Aujourd’hui, le marché prend sa revanche sur le système économique soviétique. La non-existence des crises, le chômage déguisé, le maintien des bas prix, l’industrie subventionnée,… ont soudain laissé la place à l’augmentation massive du chômage, à une inflation galopante et à des usines abandonnées. Ce qui apparaît, c’est que durant tout ce temps, la logique du marché a fonctionné en négatif. Le modèle soviétique, du fait de son pouvoir idéologique et politique mobilisateur – un résultat de l’appropriation de l’héritage de la révolution prolétarienne – a prouvé son efficacité dans le développement initial de l’infrastructure industrielle et économique. En particulier, tant que la croissance économique était essentiellement basée sur l’emploi croissant de la force de travail et sur la production de la plus-value absolue (les zones rurales fournissant la main d’œuvre en quantité), les défauts de ce système n’étaient pas visibles. Mais au-delà de cette première étape, et surtout une fois que la production de la plus-value relative, par l’amélioration de la technique de production, devient dominante, une fois que les besoins sociaux (dans la production aussi bien que dans la consommation) se diversifient, une fois que la qualité des marchandises devient un déterminant important, le système révèle son défaut fatal. L’Union soviétique a été incapable de participer à la révolution technique des deux dernières décennies. Son modèle manquait de capacité à répondre aux besoins diversifiés d’une économie industrielle avancée. Ainsi, du point de vue du capital, son modèle était inutilisable, et le modèle capitaliste occidental fondé sur le rôle central du marché était encore la seule alternative efficace et viable.

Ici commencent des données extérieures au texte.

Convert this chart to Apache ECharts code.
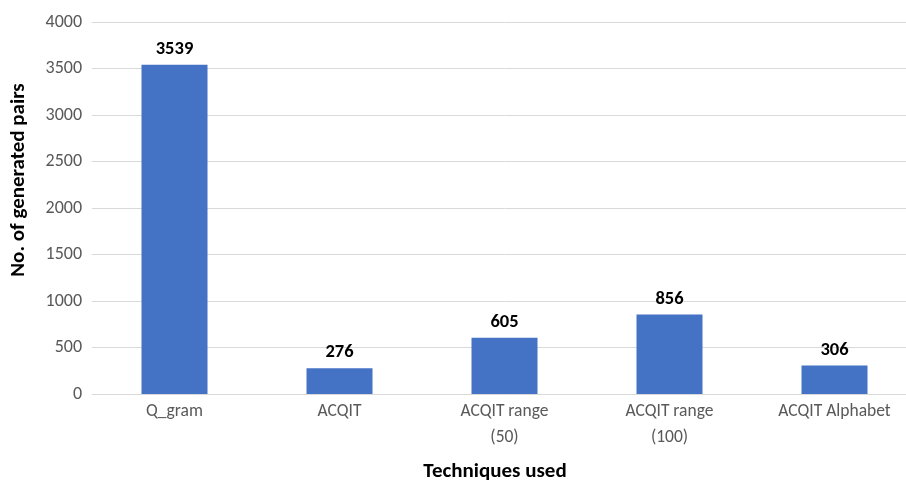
<!DOCTYPE html>
<html>
<head>
<meta charset="utf-8">
<script src="https://cdn.jsdelivr.net/npm/echarts@6/dist/echarts.min.js"></script>
<style>
  html, body { margin: 0; padding: 0; background: #fff; overflow: hidden; }
  /* the plot area extends a little past the visible window on the right */
  #chart { width: 917px; height: 484px; }
</style>
</head>
<body>
<div id="chart"></div>
<script>
// Generated pairs per technique
const categories = ['Q_gram', 'ACQIT', 'ACQIT range\n(50)', 'ACQIT range\n(100)', 'ACQIT Alphabet'];
const pairCounts = [3539, 276, 605, 856, 306];
const yTicks = { min: 0, max: 4000, interval: 500 };

const FONT = 'Carlito, Lato, "Open Sans", sans-serif';

const chart = echarts.init(document.getElementById('chart'), null, { renderer: 'canvas' });
chart.setOption({
  animation: false,
  backgroundColor: '#ffffff',
  grid: { left: 92, top: 22, right: 0, bottom: 90, containLabel: false },
  xAxis: {
    type: 'category',
    data: categories,
    axisLine: { lineStyle: { color: '#d9d9d9', width: 1 } },
    axisTick: { show: false },
    axisLabel: { color: '#595959', fontSize: 17.5, fontFamily: FONT, margin: 5, lineHeight: 26, interval: 0 }
  },
  yAxis: {
    type: 'value',
    min: yTicks.min, max: yTicks.max, interval: yTicks.interval,
    axisLine: { show: false },
    axisTick: { show: false },
    splitLine: { lineStyle: { color: '#d9d9d9', width: 1 } },
    axisLabel: { color: '#595959', fontSize: 18, fontFamily: FONT, margin: 10, formatter: v => String(v) }
  },
  series: [{
    type: 'bar',
    data: pairCounts,
    barWidth: '40%',
    itemStyle: { color: '#4472c4' },
    label: {
      show: true, position: 'top', distance: 6,
      color: '#000', fontWeight: 'bold', fontSize: 18.5, fontFamily: FONT
    }
  }],
  graphic: [
    {
      type: 'text', x: 495, y: 472,
      style: { text: 'Techniques used', fill: '#000', font: 'bold 21px ' + FONT, align: 'center', verticalAlign: 'middle' }
    },
    {
      type: 'text', x: 19, y: 180, rotation: Math.PI / 2,
      style: { text: 'No. of generated pairs', fill: '#000', font: 'bold 21px ' + FONT, align: 'center', verticalAlign: 'middle' }
    }
  ]
});
</script>
</body>
</html>
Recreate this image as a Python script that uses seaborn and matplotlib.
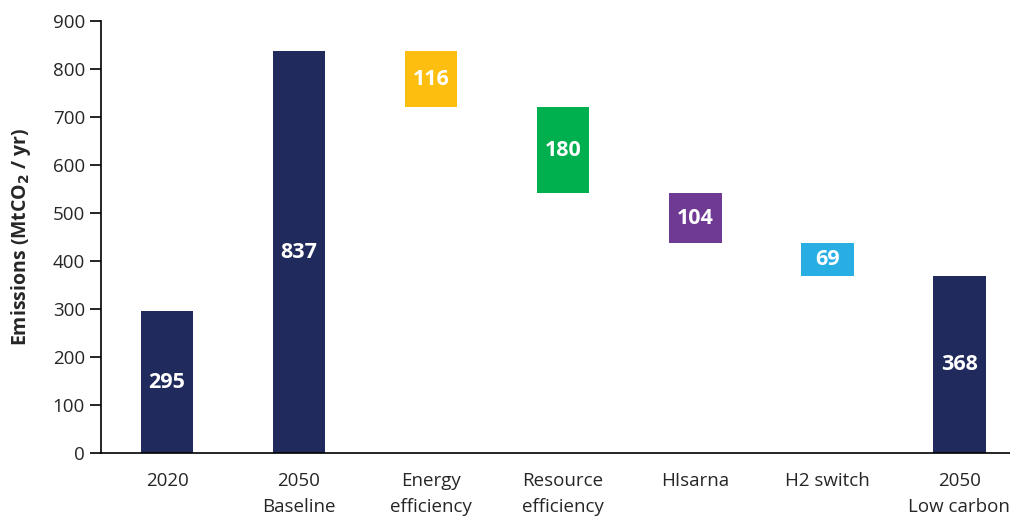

Certains pourraient objecter que l’Union soviétique était une société plus juste, qu’il y avait plus de sécurité sociale et économique, et l’écart entre classes était plus restreint, etc. Du point de vue du bourgeois occidental, la justice économique n’est pas nécessairement une indication pour déterminer si une société est bonne ou mauvaise société. L’aile gauche de la bourgeoisie (la social-démocratie et ses tendances voisines) ont inséré cette notion dans leur système économique, essentiellement pour éviter la révolte des pauvres au sein de l’industrie et de la civilisation, pour l’abandonner juste à temps, quand la courbe du taux de profit a commencé à baisser, En tant que travailleurs communistes, nous avons notre propre alternative de justice économique. Nous avons l’intention de construire un système fondé sur cette justice économique, un système qui la reproduit continuellement et s’épanouit sur cette base. Ce n’est pas une consolation d’avoir connu, pendant quarante ans de soi-disant « justice », la pénurie perpétuelle, au prix d’un travail éreintant, pour ensuite se trouver plongé dans la pauvreté et le chômage, abandonné à la merci d’une réaction économique, politique et idéologique débridée. Ensuite, nous considérons la croissance économique, le progrès technologique, le développement des capacités productives, l’élévation du niveau de consommation, le bien-être et les loisirs de la société humaine comme absolument vitaux. Notre solution n’est pas le partage de la misère. Évidemment, s’il y a une pénurie, tout le monde va la prendre en charge, mais le socialisme est une économie pour le développement des capacités humaines, une économie de l’accomplissement permanent de ses besoins matériels et intellectuels.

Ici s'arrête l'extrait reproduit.